Originally Posted by AnnabelMore
That is absolutely ridiculous. I would be deeply offended if you were my gf and you agreed to cut off all contact with me just because your husband wants something you're not ready to give him. What sense does that make? He says he wants intimacy, aka sex, ok, how is forcing you to be sad because you're missing your bf supposed to make that come faster if NOT through coercion?? Just, ew.
Maybe he's jealous that you guys have something physical you can share that you both find fulfilling while you and he don't have that right now and he just doesn't know how to express it? Maybe he figures that the sexual tension that you could be putting into contact with him is being "wasted" on snuggling instead (which is not how these things work but perhaps he doesn't get that)?

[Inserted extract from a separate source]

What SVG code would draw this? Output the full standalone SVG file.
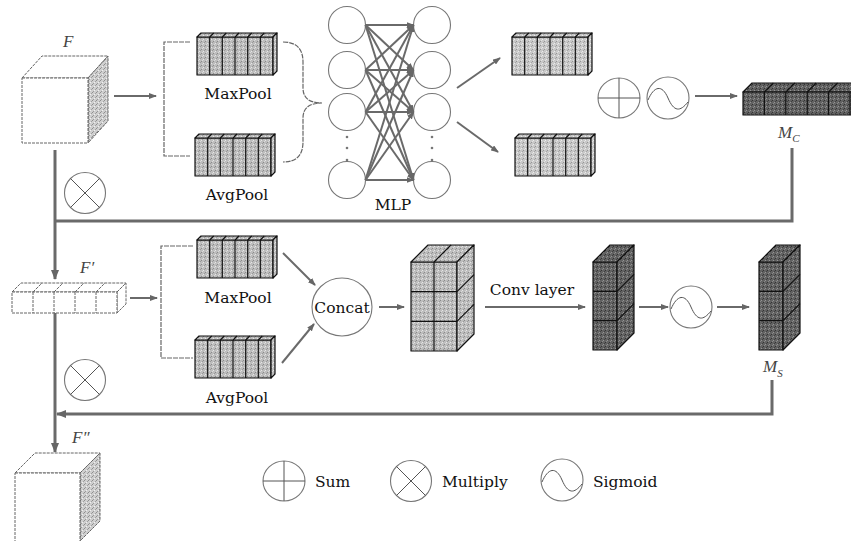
<svg xmlns="http://www.w3.org/2000/svg" xmlns:xlink="http://www.w3.org/1999/xlink" width="851" height="541" viewBox="0 0 851 541">
<style>
.lbl{font-family:"DejaVu Serif","Liberation Serif",serif;font-size:15.5px;fill:#111}
.math{font-family:"Liberation Serif",serif;font-style:italic;font-size:17px;fill:#444}
.sub{font-size:11px}
.blk{stroke:#111;stroke-width:1.2;stroke-linejoin:round}
.ghost{fill:#fff;stroke:#666;stroke-width:1;stroke-dasharray:3 1}
.conn{fill:none;stroke:#6a6a6a;stroke-width:2}
.fb{fill:none;stroke:#6a6a6a;stroke-width:3}
.brk{fill:none;stroke:#666;stroke-width:1.2;stroke-dasharray:5 1}
.node{fill:#fff;stroke:#777;stroke-width:1.1}
.sym{fill:none;stroke:#555;stroke-width:1}
</style>
<defs>
<pattern id="lt" width="4" height="4" patternUnits="userSpaceOnUse">
<rect width="4" height="4" fill="#bdbdbd"/><rect x="0" y="0" width="1" height="1" fill="#8a8a8a"/><rect x="2" y="2" width="1" height="1" fill="#e6e6e6"/><rect x="3" y="1" width="1" height="1" fill="#999"/><rect x="1" y="3" width="1" height="1" fill="#dadada"/>
</pattern>
<pattern id="lt2" width="4" height="4" patternUnits="userSpaceOnUse">
<rect width="4" height="4" fill="#c8c8c8"/><rect x="0" y="0" width="1" height="1" fill="#959595"/><rect x="2" y="2" width="1" height="1" fill="#ececec"/><rect x="3" y="1" width="1" height="1" fill="#a5a5a5"/><rect x="1" y="3" width="1" height="1" fill="#e2e2e2"/>
</pattern>
<pattern id="dk" width="4" height="4" patternUnits="userSpaceOnUse">
<rect width="4" height="4" fill="#626262"/><rect x="0" y="0" width="1" height="1" fill="#333"/><rect x="2" y="2" width="1" height="1" fill="#959595"/><rect x="3" y="1" width="1" height="1" fill="#404040"/><rect x="1" y="3" width="1" height="1" fill="#888"/>
</pattern>
<pattern id="side" width="4" height="4" patternUnits="userSpaceOnUse">
<rect width="4" height="4" fill="#cfcfcf"/><rect x="0" y="0" width="1" height="1" fill="#8f8f8f"/><rect x="2" y="2" width="1" height="1" fill="#f0f0f0"/><rect x="3" y="1" width="1" height="1" fill="#a0a0a0"/><rect x="1" y="3" width="1" height="1" fill="#9a9a9a"/>
</pattern>
<marker id="ah" viewBox="0 0 8 6" refX="7" refY="3" markerWidth="8" markerHeight="6" markerUnits="userSpaceOnUse" orient="auto">
<path d="M0,0 L8,3 L0,6 z" fill="#666"/>
</marker>
<marker id="ah2" viewBox="0 0 10 8" refX="9" refY="4" markerWidth="10" markerHeight="8" markerUnits="userSpaceOnUse" orient="auto">
<path d="M0,0 L10,4 L0,8 z" fill="#666"/>
</marker>
<g id="slab" class="blk">
<rect x="0" y="0" width="76" height="38"/>
<polygon points="0,0 4,-4 80,-4 76,0"/>
<polygon points="76,0 80,-4 80,34 76,38"/>
<path d="M12.7,0V38M25.3,0V38M38,0V38M50.7,0V38M63.3,0V38M12.7,0l4,-4M25.3,0l4,-4M38,0l4,-4M50.7,0l4,-4M63.3,0l4,-4" fill="none"/>
</g>
<g id="tower" class="blk">
<rect x="0" y="0" width="24" height="88"/>
<polygon points="0,0 17,-17 41,-17 24,0"/>
<polygon points="24,0 41,-17 41,71 24,88"/>
<path d="M0,29.3H24M0,58.7H24M24,29.3l17,-17M24,58.7l17,-17" fill="none"/>
</g>
<g id="sigm">
<circle r="21" class="node"/>
<path class="sym" d="M-20,2 C-14,-12 -6,-14 0,0 S12,14 20,4"/>
</g>
<g id="plus">
<ellipse rx="21" ry="20" class="node"/>
<path class="sym" d="M-21,0H21M0,-20V20"/>
</g>
<g id="times">
<circle r="20.5" class="node"/>
<path class="sym" d="M-14.5,-14.5L14.5,14.5M14.5,-14.5L-14.5,14.5"/>
</g>
</defs>
<rect width="851" height="541" fill="#fff"/>

<g id="F">
<polygon class="ghost" points="22,78 42,56 108,56 88,78"/>
<polygon class="ghost" points="88,78 108,56 108,121 88,143" style="fill:url(#side)"/>
<rect class="ghost" x="22" y="78" width="66" height="65"/>
<text class="math" x="63" y="47">F</text>
</g>

<g id="maxpool1"><use href="#slab" x="197" y="37" fill="url(#lt)"/><text class="lbl" x="238" y="99" text-anchor="middle">MaxPool</text></g>
<g id="avgpool1"><use href="#slab" x="195" y="138" fill="url(#lt)"/><text class="lbl" x="237" y="200" text-anchor="middle">AvgPool</text></g>

<g id="mlp">
<circle class="node" cx="347" cy="25" r="18.5"/><circle class="node" cx="347" cy="70" r="18.5"/><circle class="node" cx="347" cy="112" r="18.5"/><circle class="node" cx="347" cy="180" r="18.5"/>
<circle class="node" cx="432" cy="25" r="18.5"/><circle class="node" cx="432" cy="70" r="18.5"/><circle class="node" cx="432" cy="112" r="18.5"/><circle class="node" cx="432" cy="180" r="18.5"/>
<g fill="#777"><circle cx="347" cy="137" r="1.3"/><circle cx="347" cy="148" r="1.3"/><circle cx="347" cy="160" r="1.3"/><circle cx="432" cy="137" r="1.3"/><circle cx="432" cy="148" r="1.3"/><circle cx="432" cy="160" r="1.3"/></g>
<text class="lbl" x="393" y="210" text-anchor="middle">MLP</text>
</g>

<g id="out1"><use href="#slab" x="512" y="37" fill="url(#lt2)"/></g>
<g id="out2"><use href="#slab" x="515" y="138" fill="url(#lt2)"/></g>

<g id="sum1"><use href="#plus" x="619" y="98"/></g>
<g id="sig1"><use href="#sigm" x="668" y="98"/></g>

<g id="MC" class="blk">
<polygon points="743,92 752,83 860,83 851,92" fill="url(#dk)"/>
<rect x="743" y="92" width="110" height="23" fill="url(#dk)"/>
<path d="M764.4,92V115M785.8,92V115M807.2,92V115M828.6,92V115M850,92V115M764.4,92l9,-9M785.8,92l9,-9M807.2,92l9,-9M828.6,92l9,-9" fill="none"/>
<text class="math" x="778" y="138" stroke="none">M<tspan class="sub" dy="4">C</tspan></text>
</g>

<g id="Fp">
<polygon class="ghost" points="12,292 21,283 126,283 117,292"/>
<polygon class="ghost" points="117,292 126,283 126,304 117,313"/>
<rect class="ghost" x="12" y="292" width="105" height="21"/>
<path class="ghost" d="M33,292V313M54,292V313M75,292V313M96,292V313M33,292l9,-9M54,292l9,-9M75,292l9,-9M96,292l9,-9"/>
<text class="math" x="80" y="273">F′</text>
</g>

<g id="maxpool2"><use href="#slab" x="197" y="240" fill="url(#lt)"/><text class="lbl" x="238" y="303" text-anchor="middle">MaxPool</text></g>
<g id="avgpool2"><use href="#slab" x="195" y="340" fill="url(#lt)"/><text class="lbl" x="237" y="403" text-anchor="middle">AvgPool</text></g>

<g id="concat"><ellipse class="node" cx="342" cy="307" rx="30" ry="29"/><text class="lbl" x="342" y="313" text-anchor="middle">Concat</text></g>

<g id="cube" class="blk" fill="url(#lt)">
<rect x="411" y="262" width="46" height="89"/>
<polygon points="411,262 428,245 474,245 457,262"/>
<polygon points="457,262 474,245 474,334 457,351"/>
<path fill="none" d="M434,262V351M411,291.7H457M411,321.3H457M434,262l17,-17M457,291.7l17,-17M457,321.3l17,-17"/>
</g>

<g id="conv"><use href="#tower" x="593" y="262" fill="url(#dk)"/></g>
<g id="sig2"><use href="#sigm" x="691" y="307"/></g>
<g id="MS"><use href="#tower" x="759" y="262" fill="url(#dk)"/><text class="math" x="763" y="372">M<tspan class="sub" dy="5">S</tspan></text></g>

<g id="times1"><use href="#times" x="85" y="193"/></g>
<g id="times2"><use href="#times" x="85" y="380"/></g>

<g id="Fpp">
<polygon class="ghost" points="15,473 35,453 100,453 80,473"/>
<polygon class="ghost" points="80,473 100,453 100,521 80,541" style="fill:url(#side)"/>
<rect class="ghost" x="15" y="473" width="65" height="70"/>
<text class="math" x="72" y="443">F″</text>
</g>

<g id="legend">
<use href="#plus" x="284" y="481"/><text class="lbl" x="315" y="487">Sum</text>
<use href="#times" x="411" y="481"/><text class="lbl" x="442" y="487">Multiply</text>
<use href="#sigm" x="562" y="480"/><text class="lbl" x="593" y="487">Sigmoid</text>
</g>

<g id="connectors">
<path class="brk" d="M190,42H164V156H190"/>
<path class="brk" d="M283,42 Q303,42 303,62 L303,88 Q303,103 322,103 Q303,103 303,118 L303,142 Q303,162 283,162"/>
<path class="brk" d="M193,246H161V358H193"/>
<line class="conn" x1="114" y1="96" x2="156" y2="96" marker-end="url(#ah)"/>
<g class="conn" stroke-width="1.6" marker-end="url(#ah)">
<line x1="365.5" y1="25" x2="413.5" y2="25"/><line x1="365.5" y1="25" x2="413.5" y2="70"/><line x1="365.5" y1="25" x2="413.5" y2="112"/><line x1="365.5" y1="25" x2="413.5" y2="180"/>
<line x1="365.5" y1="70" x2="413.5" y2="25"/><line x1="365.5" y1="70" x2="413.5" y2="70"/><line x1="365.5" y1="70" x2="413.5" y2="112"/><line x1="365.5" y1="70" x2="413.5" y2="180"/>
<line x1="365.5" y1="112" x2="413.5" y2="25"/><line x1="365.5" y1="112" x2="413.5" y2="70"/><line x1="365.5" y1="112" x2="413.5" y2="112"/><line x1="365.5" y1="112" x2="413.5" y2="180"/>
<line x1="365.5" y1="180" x2="413.5" y2="25"/><line x1="365.5" y1="180" x2="413.5" y2="70"/><line x1="365.5" y1="180" x2="413.5" y2="112"/><line x1="365.5" y1="180" x2="413.5" y2="180"/>
</g>
<line class="conn" x1="457" y1="88" x2="500" y2="58" marker-end="url(#ah)"/>
<line class="conn" x1="457" y1="122" x2="498" y2="152" marker-end="url(#ah)"/>
<line class="conn" x1="695" y1="96" x2="737" y2="96" marker-end="url(#ah)"/>
<path class="fb" d="M792,148V221H55"/>
<line class="fb" x1="55" y1="150" x2="55" y2="279" marker-end="url(#ah2)"/>
<line class="conn" x1="130" y1="298" x2="157" y2="298" marker-end="url(#ah)"/>
<line class="conn" x1="283" y1="253" x2="315" y2="285" marker-end="url(#ah)"/>
<line class="conn" x1="282" y1="363" x2="314" y2="324" marker-end="url(#ah)"/>
<line class="conn" x1="379" y1="307" x2="404" y2="307" marker-end="url(#ah)"/>
<line class="conn" x1="485" y1="307" x2="585" y2="307" marker-end="url(#ah)"/>
<text class="lbl" x="532" y="295" text-anchor="middle">Conv layer</text>
<line class="conn" x1="639" y1="307" x2="668" y2="307" marker-end="url(#ah)"/>
<line class="conn" x1="717" y1="307" x2="749" y2="307" marker-end="url(#ah)"/>
<path class="fb" d="M772,380V414H57" marker-end="url(#ah2)"/>
<line class="fb" x1="55" y1="313" x2="55" y2="452" marker-end="url(#ah2)"/>
</g>
</svg>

Does he have any better explanation for *how* this request is supposed to bring you guys greater intimacy/sex? Does he care about the damage it could do to your relationship with the bf?
I care about all those things. I tried to kiss her on the mouth last week and got pushed away and yelled at. She has not tried to kiss me on the mouth since then.
KLP's made some pretty dire statements as far as things are concerned which I will not reveal at this point with regards to what I can expect in the future. I enjoy snuggling, and would enjoy it more if I were truthfully told beforehand that it was not going to lead to other things. I'd be OK with that. Instead I get no communication about sex at all, and must infer everything.
Am I jealous? She wants to go and visit her boyfriend a second time this week. She specifically wants to be alone with him. I'm probably not looking at having sex again until February. You tell me what you think now.